-- start --

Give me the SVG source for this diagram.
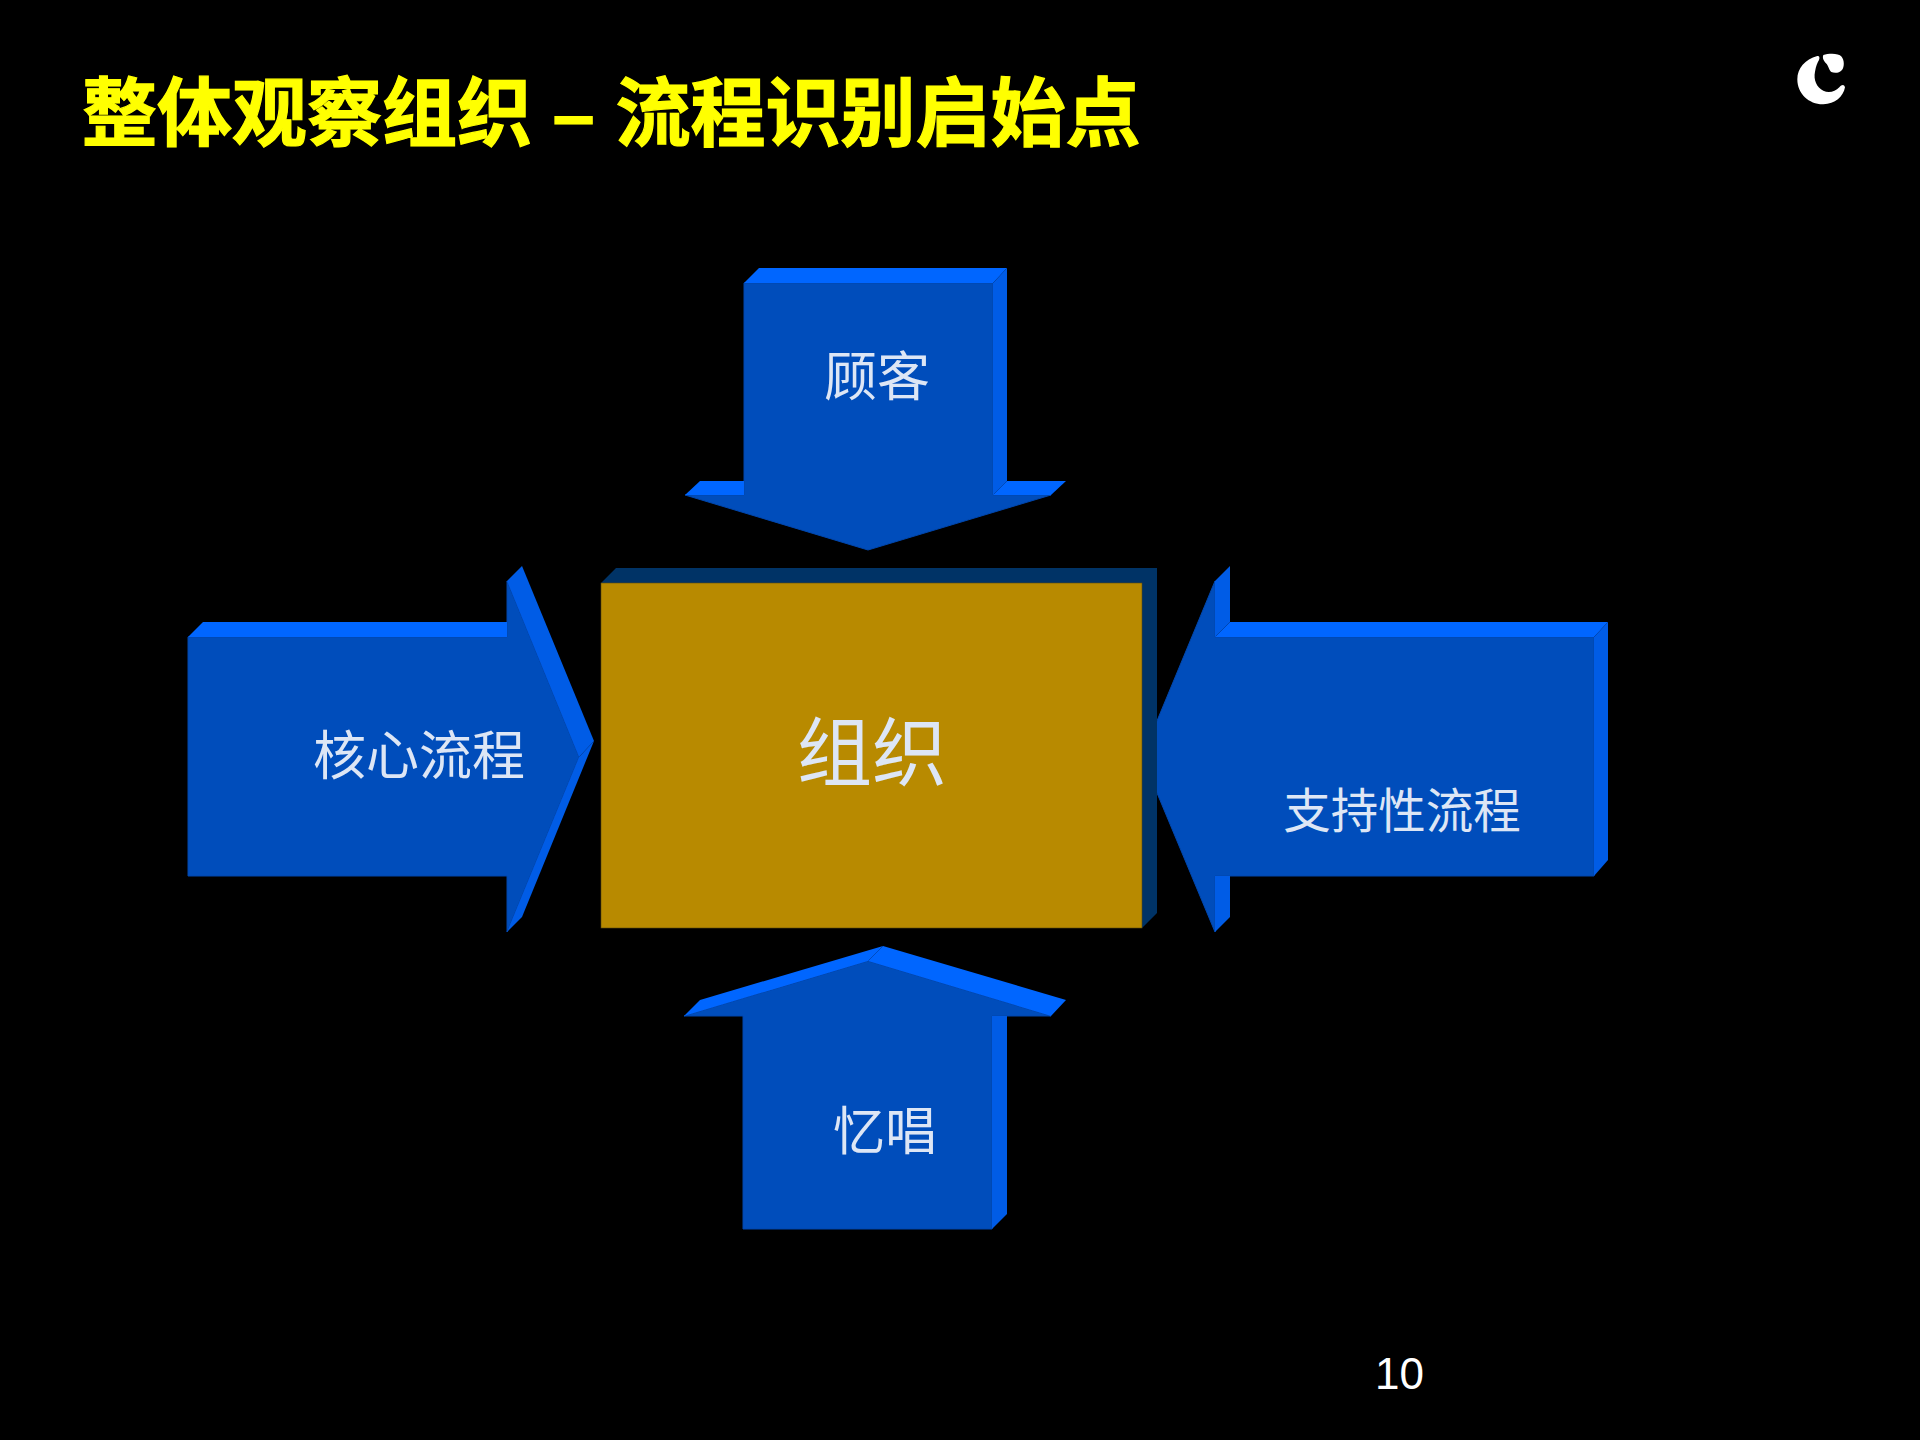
<svg xmlns="http://www.w3.org/2000/svg" width="1920" height="1440" viewBox="0 0 1920 1440">
<style>
.front{fill:#004DBB;stroke:#0047AD;stroke-width:1}
.top{fill:#0066FF}
.side{fill:#005CE6}
.cjk{font-family:"Noto Sans CJK SC","Liberation Sans",sans-serif;font-weight:400;fill:#DDE6F5;text-anchor:middle}
</style>
<rect width="1920" height="1440" fill="#000"/>
<text id="title" x="82" y="140" font-family="'Liberation Sans','Noto Sans CJK SC',sans-serif" font-weight="700" font-size="75" fill="#FFFF00" stroke="#FFFF00" stroke-width="1.2">整体观察组织 – 流程识别启始点</text>
<g id="logo" transform="translate(1760,30) scale(.3333)" fill="#fff">
<path d="M172 78C135 88 112 115 112 148C112 192 148 224 190 223C225 222 250 200 255 172C252 162 245 164 238 172C225 186 205 190 190 182C170 172 160 150 165 125C168 108 172 98 177 90C180 82 178 77 172 78Z"/>
<path d="M190 75C205 70 235 68 245 80C253 90 254 110 246 120C238 130 222 130 214 126C207 122 206 108 198 100C192 94 186 84 190 75Z"/>
</g>
<g id="connectors">
<g id="arrow-top">
<polygon class="front" points="744,283 993,283 993,495 1051,495 868,550 685,495 744,495"/>
<polygon class="top" points="744,283 759,268 1007,268 993,283"/>
<polygon class="side" points="993,283 1007,268 1007,481 993,495"/>
<polygon class="top" points="685,495 700,481 744,481 744,495"/>
<polygon class="top" points="993,495 1007,481 1066,481 1051,495"/>
</g>
<g id="arrow-left">
<polygon class="front" points="188,637 507,637 507,581 579,757 507,932 507,876 188,876"/>
<polygon class="top" points="188,637 203,622 507,622 507,637"/>
<polygon class="side" points="507,581 522,566 594,741 579,757"/>
<polygon class="side" points="579,757 594,741 522,917 507,932"/>
</g>
<g id="arrow-right">
<polygon class="front" points="1215,581 1215,637 1594,637 1594,876 1215,876 1215,932 1142,757"/>
<polygon class="top" points="1215,637 1230,622 1608,622 1594,637"/>
<polygon class="side" points="1594,637 1608,622 1608,860 1594,876"/>
<polygon class="side" points="1215,581 1230,566 1230,622 1215,637"/>
<polygon class="side" points="1215,876 1230,876 1230,917 1215,932"/>
</g>
<g id="arrow-bottom">
<polygon class="front" points="868,961 1051,1016 992,1016 992,1229 743,1229 743,1016 684,1016"/>
<polygon class="top" points="684,1016 700,1000 883,946 868,961"/>
<polygon class="top" points="868,961 883,946 1066,1000 1051,1016"/>
<polygon class="side" points="992,1016 1007,1016 1007,1214 992,1229"/>
</g>
</g>
<g id="node-org">
<polygon fill="#003366" points="601,583 616,568 1157,568 1157,913 1142,928 1142,583"/>
<rect x="601" y="583" width="541" height="345" fill="#B88A00" stroke="#5c4a10" stroke-width=".6"/>
<text class="cjk" x="872" y="780" font-size="75">组织</text>
</g>
<g id="label-customer"><text class="cjk" x="877" y="396" font-size="53">顾客</text></g>
<g id="label-core"><text class="cjk" x="419" y="775" font-size="53">核心流程</text></g>
<g id="label-support"><text class="cjk" x="1402" y="828" font-size="47.5">支持性流程</text></g>
<g id="label-supply"><text class="cjk" x="885" y="1150" font-size="52">忆唱</text></g>
<text id="page" x="1375" y="1389" font-family="'Liberation Sans',sans-serif" font-size="44" fill="#fff">10</text>
</svg>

-- end --

**Set problem:**
Repeat the listing verbatim. Skip the pictures.

**Completed task:**
Give me the SVG source for this diagram.
<svg xmlns="http://www.w3.org/2000/svg" width="1920" height="1440" viewBox="0 0 1920 1440">
<style>
.front{fill:#004DBB;stroke:#0047AD;stroke-width:1}
.top{fill:#0066FF}
.side{fill:#005CE6}
.cjk{font-family:"Noto Sans CJK SC","Liberation Sans",sans-serif;font-weight:400;fill:#DDE6F5;text-anchor:middle}
</style>
<rect width="1920" height="1440" fill="#000"/>
<text id="title" x="82" y="140" font-family="'Liberation Sans','Noto Sans CJK SC',sans-serif" font-weight="700" font-size="75" fill="#FFFF00" stroke="#FFFF00" stroke-width="1.2">整体观察组织 – 流程识别启始点</text>
<g id="logo" transform="translate(1760,30) scale(.3333)" fill="#fff">
<path d="M172 78C135 88 112 115 112 148C112 192 148 224 190 223C225 222 250 200 255 172C252 162 245 164 238 172C225 186 205 190 190 182C170 172 160 150 165 125C168 108 172 98 177 90C180 82 178 77 172 78Z"/>
<path d="M190 75C205 70 235 68 245 80C253 90 254 110 246 120C238 130 222 130 214 126C207 122 206 108 198 100C192 94 186 84 190 75Z"/>
</g>
<g id="connectors">
<g id="arrow-top">
<polygon class="front" points="744,283 993,283 993,495 1051,495 868,550 685,495 744,495"/>
<polygon class="top" points="744,283 759,268 1007,268 993,283"/>
<polygon class="side" points="993,283 1007,268 1007,481 993,495"/>
<polygon class="top" points="685,495 700,481 744,481 744,495"/>
<polygon class="top" points="993,495 1007,481 1066,481 1051,495"/>
</g>
<g id="arrow-left">
<polygon class="front" points="188,637 507,637 507,581 579,757 507,932 507,876 188,876"/>
<polygon class="top" points="188,637 203,622 507,622 507,637"/>
<polygon class="side" points="507,581 522,566 594,741 579,757"/>
<polygon class="side" points="579,757 594,741 522,917 507,932"/>
</g>
<g id="arrow-right">
<polygon class="front" points="1215,581 1215,637 1594,637 1594,876 1215,876 1215,932 1142,757"/>
<polygon class="top" points="1215,637 1230,622 1608,622 1594,637"/>
<polygon class="side" points="1594,637 1608,622 1608,860 1594,876"/>
<polygon class="side" points="1215,581 1230,566 1230,622 1215,637"/>
<polygon class="side" points="1215,876 1230,876 1230,917 1215,932"/>
</g>
<g id="arrow-bottom">
<polygon class="front" points="868,961 1051,1016 992,1016 992,1229 743,1229 743,1016 684,1016"/>
<polygon class="top" points="684,1016 700,1000 883,946 868,961"/>
<polygon class="top" points="868,961 883,946 1066,1000 1051,1016"/>
<polygon class="side" points="992,1016 1007,1016 1007,1214 992,1229"/>
</g>
</g>
<g id="node-org">
<polygon fill="#003366" points="601,583 616,568 1157,568 1157,913 1142,928 1142,583"/>
<rect x="601" y="583" width="541" height="345" fill="#B88A00" stroke="#5c4a10" stroke-width=".6"/>
<text class="cjk" x="872" y="780" font-size="75">组织</text>
</g>
<g id="label-customer"><text class="cjk" x="877" y="396" font-size="53">顾客</text></g>
<g id="label-core"><text class="cjk" x="419" y="775" font-size="53">核心流程</text></g>
<g id="label-support"><text class="cjk" x="1402" y="828" font-size="47.5">支持性流程</text></g>
<g id="label-supply"><text class="cjk" x="885" y="1150" font-size="52">忆唱</text></g>
<text id="page" x="1375" y="1389" font-family="'Liberation Sans',sans-serif" font-size="44" fill="#fff">10</text>
</svg>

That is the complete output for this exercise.